Но если бы я сейчас сказал только об этом, меня бы не поняли или бы не согласились со мной, потому что все было накалено и насыщено не поэзией, а политикой: поэзия, перевод, семинар, даже это мое выступление.
Я говорил с ними откровенно, серьезно. История человечества есть история борьбы за свободу и история борьбы против свободы. Мир захлебывался в крови, горел в войнах. Люди уповали на власть слова, которое сильнее власти денег. Геттингенский публицист и сатирик, который был также знаменитым физиком, Георг Кристоф Лихтенберг писал, что «больше, чем золото, мир способен изменить свинец, но не тот, который находится в ружейном стволе, а тот, что лежит в наборной кассе печатника». Но если это так, то, может быть, и от нас зависит, на что именно пойдет свинец из наборной кассы?.. Надо учиться думать, сопоставлять, вытравить из сердца вражду, злые предубеждения… К этой мысли меня самого все возвращал долгий геттингенский семинар.
Через три месяца меня вновь пригласили в Бохум.
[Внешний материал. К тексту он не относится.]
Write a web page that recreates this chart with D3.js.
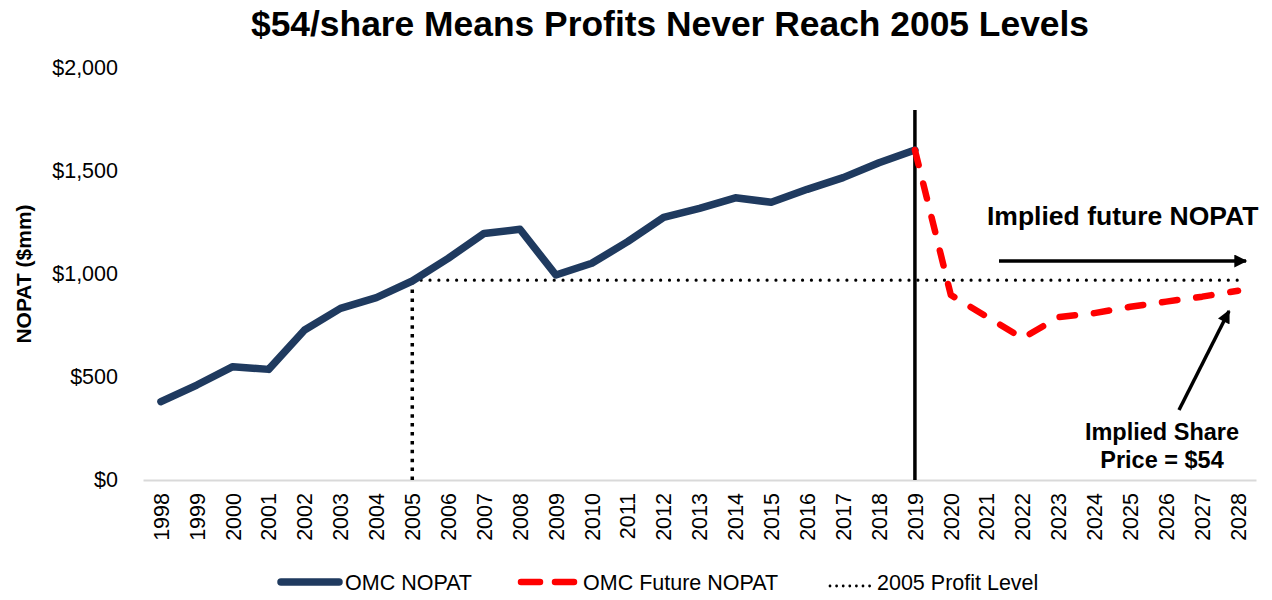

Было начало января 1978 года, в окнах еще горели рождественские елки. После затянувшихся праздников люди медленно разминались, возвращались к своим делам — из гостей, из загородных путешествий. Страсти, которыми жила страна в октябре, как будто бы улеглись. Притаились разыскиваемые полицией террористы, с экранов сошел фильм о Гитлере, еще не прочистили горло завзятые крикуны.
Все было тихо. И в этой тишине, в тягучем предрассветном сумраке, над крышами, над переплетениями железных и шоссейных дорог, над людскими жизнями вставал, выплывал из темноты вопрос: а что же дальше?
СЛОВО СКОРБИ И УТЕШЕНИЯ
1
Ночь… Все вырублено, выжжено, перебито. В темноте на ощупь бреду, ищу заступников, сочувствующих, слов утешения. В этой мгле набрел на свои переводы Андреаса Грифиуса, других поэтов Тридцатилетней войны Гофмансвальдау, Опица, Флеминга… У них противостояние скорби — дух.
Вот они теснятся передо мной, мои поэты, мои друзья. Чтобы спасти.
Смею ли, однако, искать спасения, помощи, потеряв ее? Ведь клялся же, кричал, что теперь — ничего уже больше не страшно, не нужно уже ничего.